D. De la pratique d’élevage par les commerçants de bétail : l’embouche

Nous les commerçant bétail, nous avons un système qu’on appelle embouche. C’est la pratique qui consiste à garder le bœuf à la maison, le nourrir sur place en vue de l’engraisser dans un bout de temps donné. La cour dans laquelle nous sommes est l’illustration parfaite. Tous les bœufs que tu vois ici attaché aux piquets sont en embouche.

Par exemple la vache que tu vois, quand je l’achetais, il était sur le point de mourir par ce qu’elle ne pouvait même pas se lever d’elle-même ; ses cotes étaient cassées.

Le petit veau qui est là est d’elle. Mais quand je l’ai acheté on l’aidait à se lever pour manger. Mais aujourd’hui elle va mieux.

On a plein de difficulté ici mais on ne peut pas tout énumérer. Par exemple nous avons un problème d’insécurité ici. Il y a qu’un un seul gardien pour cette cour que tu vois. Mais de toi en moi, est-ce qu’une seule personne peut surveiller cette cour ?

Les piquets que tu vois, on paie 2000f/piquet/mois pour les responsables du marché.

Le gardien est payé sur la base de ces sommes payées. Pour chaque piquet on paie 2000/mois. C’est cet argent qui sert à payer le gardien. Un moment donné on a subi pas mal de cambriolage ici. Chaque nuit ils enlevaient au moins deux bœufs ici et les tuer. Et personne ne sait qui les enlevait. Toi tu confies ton animal à un gardien et tu t’en va tranquillement à la maison dans ta famille alors que les animaux ne sont pas en sécurité. C’est pourquoi moi je passe de temps en temps ici pendant la nuit. A cause de ces cambriolages, les gens ont décidé de mettre les ampoules ici, mais malgré ça, on a l’impression que ça s’empire.

Ici on fait de l’embouche, les bouchers viennent acheter les bœufs chez nous ici. Il y en a qui viennent acheter chez nous ici ensuite aller les revendre. Le grand bœuf que tu vois, est du nord.

On ne trouve pas ces genres de bœufs au sud ici. Son propriétaire l’a acheté 450.000F, mais pour le revendre il lui faut avoir au moins 850 parce qu’il a beaucoup investit dans sa nourriture. Chaque jour ce bœuf peu manger un sac de son de céréale et ½ sac de graine du coton. Imagine pendant 4 mois. Parce que on l’a attaché ici il y a presque 4 mois.

A. Ce que nous souhaitons

Ce qui est notre souhait aujourd’hui est la réduction du cout des aliments bétails, résoudre le problème d’eau ici. Qu’ils cherchent une solution pour mettre fin à cette crise afin que nous puissions aller librement et tranquillement au Nord et au centre pour faire nos achats.
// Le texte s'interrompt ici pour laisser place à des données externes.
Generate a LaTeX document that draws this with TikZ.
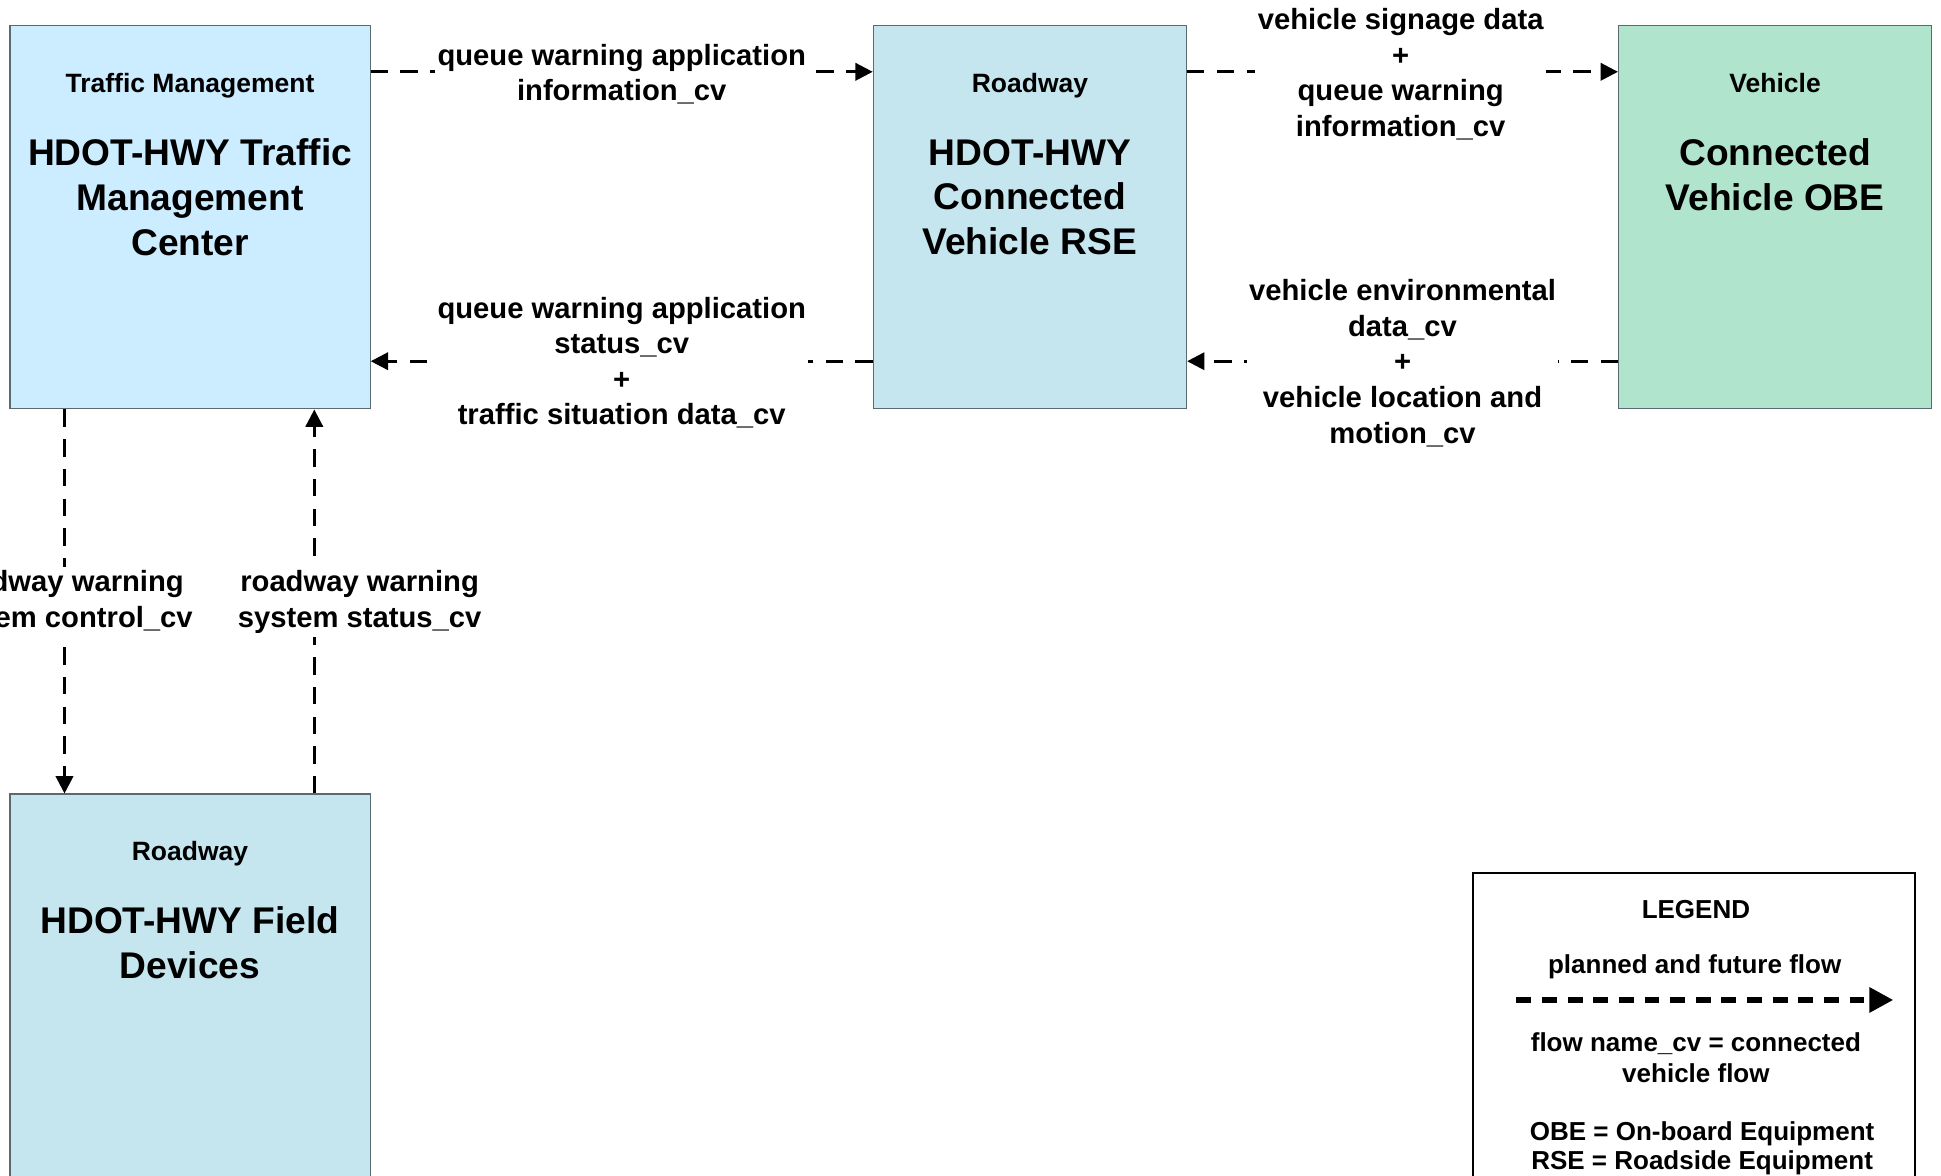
\documentclass[tikz,border=0pt]{standalone}
\usepackage{fontspec}
\setmainfont{Liberation Sans}
\usetikzlibrary{arrows.meta}
\definecolor{tmcfill}{HTML}{CCECFF}
\definecolor{rsefill}{HTML}{C5E6EF}
\definecolor{obefill}{HTML}{B0E4CC}
\definecolor{boxline}{HTML}{5A6A70}
\begin{document}
\begin{tikzpicture}[x=1pt,y=-1pt,
  sysbox/.style={draw=boxline, line width=1pt, inner sep=0pt, minimum height=310pt},
  widebox/.style={sysbox, minimum width=291pt},
  narrowbox/.style={sysbox, minimum width=253pt},
  hdr/.style={font=\bfseries\fontsize{21.4pt}{25pt}\selectfont, anchor=base, inner sep=0pt},
  ttl/.style={font=\bfseries\fontsize{30pt}{36.3pt}\selectfont, align=center, inner sep=0pt},
  lbl/.style={font=\bfseries\fontsize{23.6pt}{28.8pt}\selectfont, align=center, fill=white, inner xsep=2pt, inner ysep=3pt},
  flow/.style={line width=2.2pt, dash pattern=on 14pt off 10pt, -{Triangle[length=14pt,width=14pt]}},
  legtxt/.style={font=\bfseries\fontsize{21pt}{25pt}\selectfont, align=center, inner sep=0pt},
  legflow/.style={line width=5pt, dash pattern=on 12pt off 8.7pt, -{Triangle[length=19.4pt,width=19.4pt]}}
]
\useasboundingbox (0,0) rectangle (1568,950);
\clip (0,0) rectangle (1568,950);

% system boxes
\node[widebox, fill=tmcfill] (tmc) at (153.5,175.3) {};
\node[narrowbox, fill=rsefill] (rse) at (832,175.3) {};
\node[narrowbox, fill=obefill] (obe) at (1434,175.3) {};
\node[widebox, fill=rsefill] (fd) at (153.5,796.5) {};

% box texts
\node[hdr] (tmch) at (153.5,74.5) {Traffic Management};
\node[ttl] (tmct) at (153.5,159.3) {HDOT-HWY Traffic\\Management\\Center};
\node[hdr] (rseh) at (832,74.5) {Roadway};
\node[ttl] (rset) at (832,159.3) {HDOT-HWY\\Connected\\Vehicle RSE};
\node[hdr] (obeh) at (1434,74.5) {Vehicle};
\node[ttl] (obet) at (1434,141) {Connected\\Vehicle OBE};
\node[hdr] (fdh) at (153.5,695.5) {Roadway};
\node[ttl] (fdt) at (153.5,761.8) {HDOT-HWY Field\\Devices};

% flows
\draw[flow] ([yshift=-38.2pt]tmc.north east) -- node[lbl, yshift=-1.8pt] (l1) {queue warning application\\information\_cv} ([yshift=-38.2pt]rse.north west);
\draw[flow] ([yshift=39pt]rse.south west) -- node[lbl, yshift=-1.2pt] (l2) {queue warning application\\status\_cv\\+\\traffic situation data\_cv} ([yshift=39pt]tmc.south east);
\draw[flow] ([yshift=-38.2pt]rse.north east) -- node[lbl, yshift=-1.8pt, xshift=-1.5pt] (l3) {vehicle signage data\\+\\queue warning\\information\_cv} ([yshift=-38.2pt]obe.north west);
\draw[flow] ([yshift=39pt]obe.south west) -- node[lbl, yshift=-1.5pt] (l4) {vehicle environmental\\data\_cv\\+\\vehicle location and\\motion\_cv} ([yshift=39pt]rse.south east);
\draw[flow] ([xshift=44.6pt]tmc.south west) -- node[lbl, yshift=-0.5pt] (l5) {roadway warning\\system control\_cv} ([xshift=44.6pt]fd.north west);
\draw[flow] ([xshift=246.4pt]fd.north west) -- node[lbl, xshift=36.6pt, yshift=-0.5pt] (l6) {roadway warning\\system status\_cv} ([xshift=246.4pt]tmc.south west);

% legend
\node[draw=black, line width=1.8pt, inner sep=0pt, minimum width=357pt, minimum height=255pt] (legend) at (1368.5,832.5) {};
\node[legtxt, anchor=base] (legt) at (1370,741.8) {LEGEND};
\node[legtxt, anchor=base] (legp) at (1369,786.3) {planned and future flow};
\coordinate (la) at (1225,807.8);
\coordinate (lb) at (1529.5,807.8);
\draw[legflow] (la) -- (lb);
\node[legtxt, font=\bfseries\fontsize{21pt}{25.3pt}\selectfont] (legn) at (1370,854.2) {flow name\_cv = connected\\vehicle flow};
\node[legtxt, font=\bfseries\fontsize{21pt}{23.3pt}\selectfont] (lega) at (1375,927.3) {OBE = On-board Equipment\\RSE = Roadside Equipment};
\end{tikzpicture}
\end{document}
Parce que pour aller acheter les bœufs à l’intérieur il faut aller avec l’argent, mais avec cette insécurité, on ne peut pas se déplacer avec l’argent. Si on se déplace avec l’argent, les bandits nous attaque ; ce qui a même ruiné beaucoup de nos commerçants ici, parce qu’ils avaient été pillés par les bandits.

Dans tous les cas malgré cette crise on essaie de faire avec parce que on ne connait pas autre activité que ça. Il nous faut la sécurité vraiment.